This description of the situation is an oversimplification.  OpenID Connect 
secures the implicit flow against token injection attacks by including the 
at_hash (access token hash) in the ID Token, enabling the client to validate 
that the access token was created by the issuer in the ID Token (which is also 
the OAuth Issuer, as described in RFC 
8414<https://tools.ietf.org/html/rfc8414>).  (Note that this mitigation was 
described in 
draft-ietf-oauth-mix-up-mitigation<https://tools.ietf.org/html/draft-ietf-oauth-mix-up-mitigation-01>.)

Given the prevalence of this known-good solution for securing the implicit 
flow, I would request that the draft be updated to describe this mitigation..  
At the same time, I'm fine with the draft recommending the code flow over the 
implicit flow when this mitigation is not used.

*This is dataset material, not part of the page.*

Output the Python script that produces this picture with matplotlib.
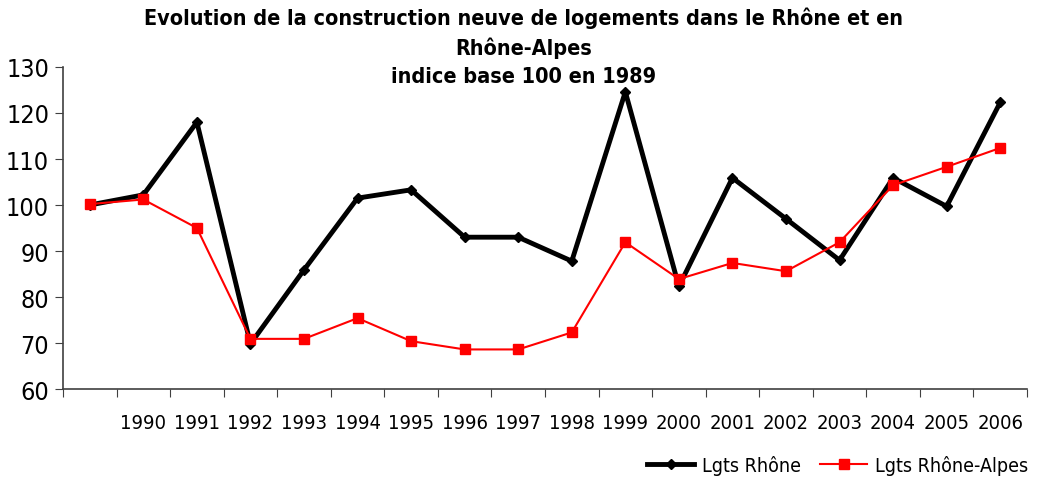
import matplotlib
matplotlib.use("Agg")
import matplotlib.pyplot as plt
import numpy as np

plt.rcParams['font.family'] = ['DejaVu Sans']
plt.rcParams['font.stretch'] = 'condensed'

years = ['', '1990', '1991', '1992', '1993', '1994', '1995', '1996', '1997',
         '1998', '1999', '2000', '2001', '2002', '2003', '2004', '2005', '2006']
rhone = [100, 102.2, 118, 69.8, 85.9, 101.5, 103.3, 93, 93,
         87.8, 124.6, 82.3, 105.9, 97, 88, 105.9, 99.7, 122.3]
rhone_alpes = [100.2, 101.2, 95, 70.9, 70.9, 75.4, 70.4, 68.6, 68.6,
               72.3, 91.9, 83.9, 87.4, 85.6, 91.9, 104.3, 108.3, 112.4]

fig = plt.figure(figsize=(10.37, 4.81), dpi=100)
ax = fig.add_axes([63 / 1037, 1 - 390 / 481, (1027 - 63) / 1037, (390 - 68) / 481])

x = np.arange(len(years))
ax.plot(x, rhone, color='black', lw=3.5, marker='D', ms=5, label='Lgts Rhône', zorder=3)
ax.plot(x, rhone_alpes, color='#ff0000', lw=1.5, marker='s', ms=7.5, label='Lgts Rhône-Alpes', zorder=4)

ax.set_xlim(-0.5, len(years) - 0.5)
ax.set_ylim(60, 130)
ax.set_yticks(range(60, 131, 10))
ax.tick_params(axis='y', labelsize=18, length=6, color='#404040', pad=4)

# ticks between categories, labels centred on categories
ax.set_xticks(np.arange(-0.5, len(years), 1))
ax.set_xticklabels([])
ax.set_xticks(x, minor=True)
ax.set_xticklabels(years, minor=True)
ax.tick_params(axis='x', which='major', length=6, color='#404040')
ax.tick_params(axis='x', which='minor', length=0, labelsize=14.5, pad=17)

for s in ['top', 'right']:
    ax.spines[s].set_visible(False)
for s in ['left', 'bottom']:
    ax.spines[s].set_color('#404040')
    ax.spines[s].set_linewidth(1.2)

fig.suptitle("Evolution de la construction neuve de logements dans le Rhône et en\n"
             "Rhône-Alpes\nindice base 100 en 1989",
             x=0.505, y=0.984, fontsize=15.5, fontweight='bold', linespacing=1.5, va='top')

fig.legend(loc='lower right', bbox_to_anchor=(1.008, -0.025), ncol=2, frameon=False,
           fontsize=14, handlelength=2.4, columnspacing=1.0, handletextpad=0.4)

fig.savefig('out.png', dpi=100)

                                                                Thank you,
                                                                -- Mike

From: OAuth <[email protected]> On Behalf Of Hannes Tschofenig
Sent: Monday, November 19, 2018 2:34 AM
To: oauth <[email protected]>
Subject: [OAUTH-WG] OAuth Security Topics -- Recommend authorization code 
instead of implicit


Hi all,



The authors of the OAuth Security Topics draft came to the conclusion that it 
is not possible to adequately secure the implicit flow against token injection 
since potential solutions like token binding or JARM are in an early stage of 
adoption. For this reason, and since CORS allows browser-based apps to send 
requests to the token endpoint, Torsten suggested to use the authorization code 
instead of the implicit grant in call cases in his presentation (see 
https://datatracker.ietf.org/meeting/103/materials/slides-103-oauth-sessb-draft-ietf-oauth-security-topics-01).



A hum in the room at IETF#103 concluded strong support for his recommendations. 
We would like to confirm the discussion on the list.



Please provide a response by December 3rd.